**Available data**
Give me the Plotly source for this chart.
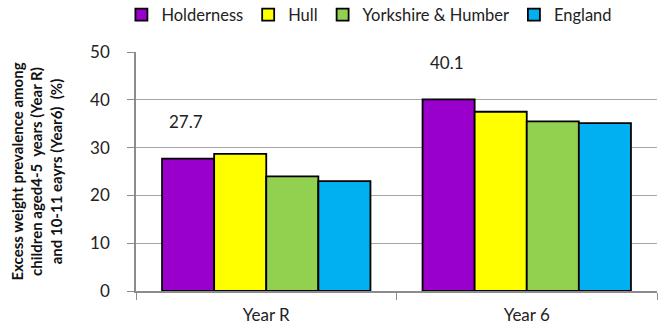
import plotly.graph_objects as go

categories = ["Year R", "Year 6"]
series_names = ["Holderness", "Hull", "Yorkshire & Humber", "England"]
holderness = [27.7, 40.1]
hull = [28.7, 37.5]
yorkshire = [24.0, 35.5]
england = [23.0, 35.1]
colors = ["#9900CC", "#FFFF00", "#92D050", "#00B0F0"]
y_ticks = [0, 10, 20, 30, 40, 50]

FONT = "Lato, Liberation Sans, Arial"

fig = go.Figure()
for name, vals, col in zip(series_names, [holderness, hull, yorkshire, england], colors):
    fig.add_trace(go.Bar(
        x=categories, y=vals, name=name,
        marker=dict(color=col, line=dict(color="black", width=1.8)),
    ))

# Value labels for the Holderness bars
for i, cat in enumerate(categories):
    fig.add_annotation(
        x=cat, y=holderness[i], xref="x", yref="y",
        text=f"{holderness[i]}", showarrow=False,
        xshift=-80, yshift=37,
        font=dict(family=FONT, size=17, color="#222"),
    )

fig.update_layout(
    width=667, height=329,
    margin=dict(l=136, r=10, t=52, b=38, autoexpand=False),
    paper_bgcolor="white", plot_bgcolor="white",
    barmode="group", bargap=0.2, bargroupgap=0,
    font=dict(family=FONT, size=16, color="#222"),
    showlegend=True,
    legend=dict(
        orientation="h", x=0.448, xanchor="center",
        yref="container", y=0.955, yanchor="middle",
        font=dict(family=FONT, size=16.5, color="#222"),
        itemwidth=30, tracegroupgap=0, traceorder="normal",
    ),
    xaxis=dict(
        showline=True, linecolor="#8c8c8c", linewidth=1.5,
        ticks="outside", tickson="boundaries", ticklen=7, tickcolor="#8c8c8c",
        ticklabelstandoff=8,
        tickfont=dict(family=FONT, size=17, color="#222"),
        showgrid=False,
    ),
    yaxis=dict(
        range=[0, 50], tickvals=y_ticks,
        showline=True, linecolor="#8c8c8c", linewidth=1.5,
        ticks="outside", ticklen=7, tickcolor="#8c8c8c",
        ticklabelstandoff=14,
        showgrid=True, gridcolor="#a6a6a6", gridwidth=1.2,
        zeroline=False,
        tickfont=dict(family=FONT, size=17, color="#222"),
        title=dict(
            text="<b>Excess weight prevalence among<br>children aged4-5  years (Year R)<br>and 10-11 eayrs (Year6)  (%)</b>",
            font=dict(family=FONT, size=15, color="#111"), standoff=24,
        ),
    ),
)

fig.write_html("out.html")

**Aim**
Copy out all the data without changing anything, and drop the pictures.

**Reply**
Give me the Plotly source for this chart.
import plotly.graph_objects as go

categories = ["Year R", "Year 6"]
series_names = ["Holderness", "Hull", "Yorkshire & Humber", "England"]
holderness = [27.7, 40.1]
hull = [28.7, 37.5]
yorkshire = [24.0, 35.5]
england = [23.0, 35.1]
colors = ["#9900CC", "#FFFF00", "#92D050", "#00B0F0"]
y_ticks = [0, 10, 20, 30, 40, 50]

FONT = "Lato, Liberation Sans, Arial"

fig = go.Figure()
for name, vals, col in zip(series_names, [holderness, hull, yorkshire, england], colors):
    fig.add_trace(go.Bar(
        x=categories, y=vals, name=name,
        marker=dict(color=col, line=dict(color="black", width=1.8)),
    ))

# Value labels for the Holderness bars
for i, cat in enumerate(categories):
    fig.add_annotation(
        x=cat, y=holderness[i], xref="x", yref="y",
        text=f"{holderness[i]}", showarrow=False,
        xshift=-80, yshift=37,
        font=dict(family=FONT, size=17, color="#222"),
    )

fig.update_layout(
    width=667, height=329,
    margin=dict(l=136, r=10, t=52, b=38, autoexpand=False),
    paper_bgcolor="white", plot_bgcolor="white",
    barmode="group", bargap=0.2, bargroupgap=0,
    font=dict(family=FONT, size=16, color="#222"),
    showlegend=True,
    legend=dict(
        orientation="h", x=0.448, xanchor="center",
        yref="container", y=0.955, yanchor="middle",
        font=dict(family=FONT, size=16.5, color="#222"),
        itemwidth=30, tracegroupgap=0, traceorder="normal",
    ),
    xaxis=dict(
        showline=True, linecolor="#8c8c8c", linewidth=1.5,
        ticks="outside", tickson="boundaries", ticklen=7, tickcolor="#8c8c8c",
        ticklabelstandoff=8,
        tickfont=dict(family=FONT, size=17, color="#222"),
        showgrid=False,
    ),
    yaxis=dict(
        range=[0, 50], tickvals=y_ticks,
        showline=True, linecolor="#8c8c8c", linewidth=1.5,
        ticks="outside", ticklen=7, tickcolor="#8c8c8c",
        ticklabelstandoff=14,
        showgrid=True, gridcolor="#a6a6a6", gridwidth=1.2,
        zeroline=False,
        tickfont=dict(family=FONT, size=17, color="#222"),
        title=dict(
            text="<b>Excess weight prevalence among<br>children aged4-5  years (Year R)<br>and 10-11 eayrs (Year6)  (%)</b>",
            font=dict(family=FONT, size=15, color="#111"), standoff=24,
        ),
    ),
)

fig.write_html("out.html")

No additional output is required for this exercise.